Monday, December 19, 2005

Upgrading your wxWidgets project to Visual Studio 8.0

Ok, so I finally found some time to start using my brand-new MS Visual Studio 2005 and try and compile my projects with it. As usual, moving to the next major version of a Microsoft Compiler involves a lot of work. Here is what I found so far:

Warnings, warnings, warnings...
The first thing you'll notice are hundreds of warnings. In an effort to make software more secure, MS has depreciated many runtime library functions that where the cause of so many buffer overflows. No more strcpy, strdup, localtime etc... Same with std::copy and other functions that are being used by the C++ standard runtime library.
I am not sure I really like this. This seems like a good idea at first, but only for new projects. For all other projects, people are probably simply going to disable the warnings. That is what I recommend when you upgrade your projects. Especially your wxWidgets projects, since the recommended replacement functions strcpy_s, localtime_c etc... are MS-specific and not found in any other compiler I know of.
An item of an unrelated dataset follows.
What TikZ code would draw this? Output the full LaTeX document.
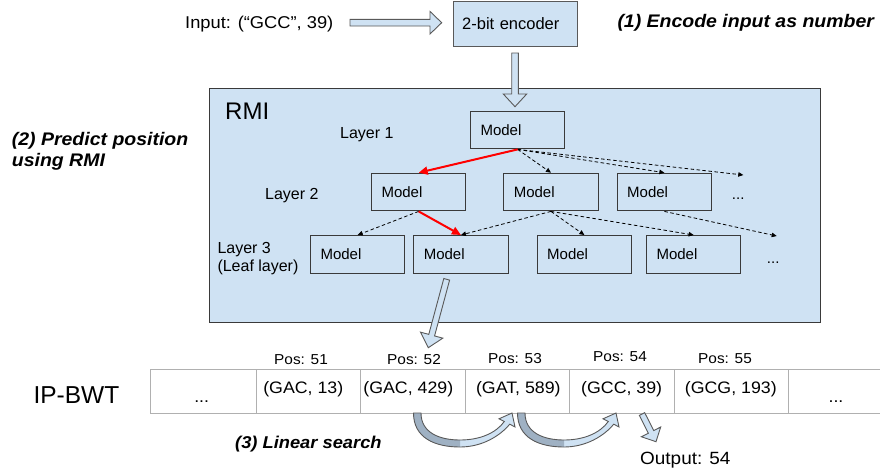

So, in your project, define these macros

#define _CRT_SECURE_NO_DEPRECATE
tell the compiler to stop complaining about using localtime etc...

#define _SCL_SECURE_NO_DEPRECATE
stop complaining about std::copy etc...

The best place to do this is in your precompiled header file such as stdwx.h, if you have one. Of course you can add these defines to the project file itself, but you'll have to add them to all configurations.

POSIX vs. ISO
More warnings: Microsoft also depreciated all Posix names. Did you know strcpy should actually be called _strcpy in the ISO standard? I know now. All Posix names - and there are many - have been depreciated in favor of the new ISO standard. Good idea? Probably. Someone has to make a start. But unless you are willing to spend time changing your code
and your gnu or whatever other compiler you are using supports it, you'll want to disable these warnings as well:

#define _CRT_NONSTDC_NO_DEPRECATE
to stop complaining about old POSIX names

Manifest
If you include the wx.rc file - which you should -, you will get an error when you compile your project with VC 8.0: invalid COFF or something. The new 8.0 linker has the ability to generate a manifest file on the fly and the .dsp/.sln conversion wizard enables this by default. So now your application has two manifest files, one included via wx.rc and the new one generated by the linker. The linker does not like this. You have two options.
  1. Define wxUSE_NO_MANIFEST to stop using the wxWidgets manifest file. You must change the file settings for your .rc file and include this define there. Using the precompiled header file as mentioned above won't work.
  2. Disable the linker|manifest option: Open the properties for your project. Select 'all configurations', open the linker settings, manifest file and set 'generate manifest' to no.
I recommend the first option as it lets the linker create a manifest with all the correct DLL side-by-side information. If you disable the linker|manifest option, a debug build may not find the MSVCP80D.DLL for example and you have to copy the DLL into your path. If the linker creates the manifest file, all the correct DLL paths are being used.